Church bells pealed at noon and emergency sirens shrieked for nearly a minute before fading. Hundreds bowed their heads, eyes closed, in front of the presidential palace. Buses and trams halted in the streets.

No date for a funeral has been set and the presidential palace has not yet said if Kaczynski will lie in state.

The death of the president and much of the state and defence establishment in Russia, en route to commemorating one of the saddest events in the neighbouring countries’ long, complicated history, was laden with tragic irony.

“He taught Poles how to respect our traditions, how to fight for our dignity, and he made he made his sacrifice there at that tragic place,” said mourner Boguslaw Staron, 70.

Among the dead were the national bank president, the army chief of staff, the navy chief commander, and heads of the air and land forces.
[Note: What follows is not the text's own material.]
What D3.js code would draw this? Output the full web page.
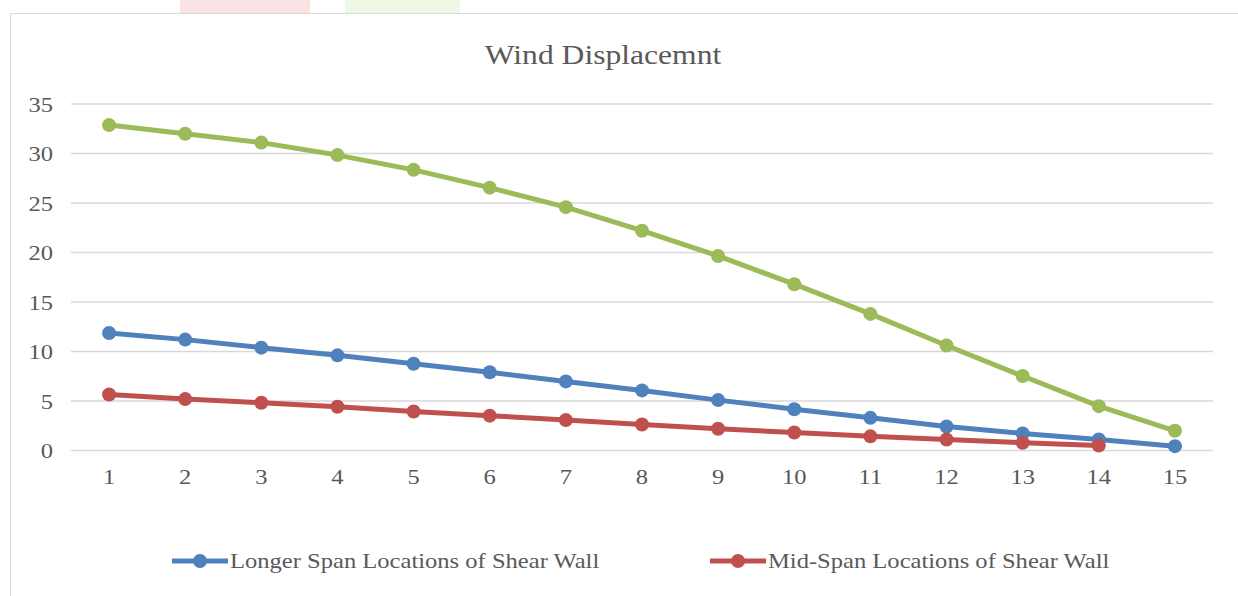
<!DOCTYPE html>
<html>
<head>
<meta charset="utf-8">
<script src="https://cdn.jsdelivr.net/npm/d3@7"></script>
<style>
  body { margin: 0; background: #fff; }
  svg { display: block; font-family: "Liberation Serif", "Times New Roman", serif; }
</style>
</head>
<body>
<div id="chart"></div>
<script>
const categories = [1, 2, 3, 4, 5, 6, 7, 8, 9, 10, 11, 12, 13, 14, 15];
const longerSpan = [11.87, 11.2, 10.39, 9.61, 8.77, 7.9, 6.98, 6.07, 5.09, 4.17, 3.3, 2.43, 1.72, 1.11, 0.44];
const midSpan = [5.66, 5.19, 4.82, 4.42, 3.94, 3.52, 3.07, 2.63, 2.19, 1.82, 1.43, 1.11, 0.78, 0.5];
const thirdSeries = [32.87, 32.0, 31.1, 29.84, 28.35, 26.55, 24.58, 22.2, 19.65, 16.8, 13.8, 10.6, 7.52, 4.48, 1.99];
const yTicks = [0, 5, 10, 15, 20, 25, 30, 35];

const series = [
  { name: 'Longer Span Locations of Shear Wall', color: '#4F81BD', values: longerSpan },
  { name: 'Mid-Span Locations of Shear Wall', color: '#C0504D', values: midSpan },
  { name: '', color: '#9BBB59', values: thirdSeries },
];

const W = 1238, H = 596;
const margin = { top: 104, right: 25, bottom: 147, left: 71 };
// the source picture is stretched sideways, so text gets a horizontal scale
const stretch = 1.17;

const svg = d3.select('#chart').append('svg')
  .attr('width', W)
  .attr('height', H);

// faint scraps above the chart frame
svg.append('rect').attr('x', 180).attr('y', 0).attr('width', 130).attr('height', 13).attr('fill', '#fbe3e3');
svg.append('rect').attr('x', 345).attr('y', 0).attr('width', 115).attr('height', 13).attr('fill', '#eef8e6');

// chart frame
svg.append('rect')
  .attr('x', 10.5).attr('y', 13.5)
  .attr('width', W + 10).attr('height', H + 10)
  .attr('fill', '#fff')
  .attr('stroke', '#d9d9d9');

const x = d3.scaleBand()
  .domain(categories)
  .range([margin.left, W - margin.right]);

const y = d3.scaleLinear()
  .domain([0, 35])
  .range([H - margin.bottom + 1.5, margin.top]);

const cx = d => x(d) + x.bandwidth() / 2;

svg.append('text')
  .attr('transform', `translate(603,64) scale(${stretch},1)`)
  .attr('text-anchor', 'middle')
  .attr('fill', '#595959')
  .attr('font-size', 27)
  .text('Wind Displacemnt');

// gridlines
svg.append('g')
  .selectAll('line')
  .data(yTicks)
  .join('line')
  .attr('x1', margin.left)
  .attr('x2', W - margin.right)
  .attr('y1', d => y(d))
  .attr('y2', d => y(d))
  .attr('stroke', '#d9d9d9')
  .attr('stroke-width', 1.5);

const yAxis = svg.append('g')
  .attr('transform', `translate(${margin.left - 18},0)`)
  .call(d3.axisLeft(y).tickValues(yTicks).tickSize(0).tickPadding(0));
yAxis.select('.domain').remove();
yAxis.selectAll('.tick text')
  .attr('transform', `scale(${stretch},1)`)
  .attr('fill', '#595959')
  .attr('font-size', 21)
  .attr('font-family', '"Liberation Serif", serif')
  .attr('dy', '0.35em');

const xAxis = svg.append('g')
  .attr('transform', `translate(0,${y(0)})`)
  .call(d3.axisBottom(x).tickSize(0).tickPadding(19));
xAxis.select('.domain').remove();
xAxis.selectAll('.tick text')
  .attr('transform', `scale(${stretch},1)`)
  .attr('fill', '#595959')
  .attr('font-size', 21)
  .attr('font-family', '"Liberation Serif", serif');

const line = d3.line()
  .x((d, i) => cx(categories[i]))
  .y(d => y(d));

series.forEach(s => {
  const g = svg.append('g');
  g.append('path')
    .datum(s.values)
    .attr('d', line)
    .attr('fill', 'none')
    .attr('stroke', s.color)
    .attr('stroke-width', 5)
    .attr('stroke-linejoin', 'round');
  g.selectAll('circle')
    .data(s.values)
    .join('circle')
    .attr('cx', (d, i) => cx(categories[i]))
    .attr('cy', d => y(d))
    .attr('r', 7)
    .attr('fill', s.color);
});

// legend
const legendItems = [
  { s: series[0], x: 172 },
  { s: series[1], x: 710 },
];
const lg = svg.append('g');
legendItems.forEach(item => {
  const g = lg.append('g').attr('transform', `translate(${item.x},561)`);
  g.append('line')
    .attr('x1', 0).attr('x2', 56)
    .attr('stroke', item.s.color)
    .attr('stroke-width', 5);
  g.append('circle')
    .attr('cx', 28).attr('r', 7)
    .attr('fill', item.s.color);
  g.append('text')
    .attr('transform', `translate(58,0) scale(${stretch},1)`)
    .attr('dy', '0.35em')
    .attr('fill', '#595959')
    .attr('font-size', 21)
    .text(item.s.name);
});
</script>
</body>
</html>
At the Field Cathedral of the Polish army in Warsaw, hundreds gathered for a morning mass and left flowers and written condolences. Government spokesman Pawel Gras said the country’s armed forces and state offices were operating normally despite the devastating losses.

Michal Boni, an official in the prime minister’s office, said they remained in constant contact with the deputy head of the National Bank of Poland, Piotr Wiesiolek.

He said the bank’s Monetary Policy Council will hold a meeting Monday, as previously planned.

“We are prepared to take various decisions, but we do not see that anything dangerous could happen in the economy,” Boni said. The economy has so far managed to avoid recession.

The acting president, Parliament Speaker Bronislaw Komorowski, said he would call for early elections within 14 days, in line with the constitution. The vote must be held within another 60 days.

Kaczynski had indicated he would seek a second term in presidential elections this fall but was expected to face an uphill struggle against Komorowski and his governing party, the moderate, pro-business Civic Platform. Kaczynski’s nationalist conservative Law and Justice Party could benefit, however, from the support of a country mourning the loss of their president, particularly with elections now set to take place by late June.

In Moscow, Russia’s Transport Ministry said that Russian and Polish investigators had begun to decipher flight data recorders of the aging Soviet-built Tu-154 airliner that crashed while trying to land in deep fog in Smolensk.

Russian officials had said 97 people were killed but revised the figure to 96. Poland’s Foreign Ministry also confirmed the figure.

The Smolensk regional government said Russian dispatchers had asked the Polish crew to divert from the military airport there because of the fog and land instead in Moscow or Minsk, the capital of neighbouring Belarus.

Former president, Solidarity founder and Nobel Peace Prize laureate Lech Walesa, said it was too soon to cast blame.

“Someone must have been taking decisions on that plane. I don’t believe that the pilot took decisions single-handedly,” he told reporters. “That’s not possible. I have flown a lot and whenever there were doubts, they always came to the leaders and asked for a decision, and based on that, pilots took decisions. Sometimes the decision was against the leader’s instructions”.

“Kaczynski, 60, was the first serving Polish leader to die since exiled Second World War-era leader general Wladyslaw Sikorski was killed in a mysterious plane crash off Gibraltar in 1943”.

Kaczynski’s twin brother flew to Smolensk on Saturday evening and identified the body of his brother and sister-in-law.

In Warsaw’s historic centre, large sections of the street were blocked to traffic to allow the flow of people expressing their grief. Mourners carried candles and roses and joined a long line to sign a book of condolences in the palace.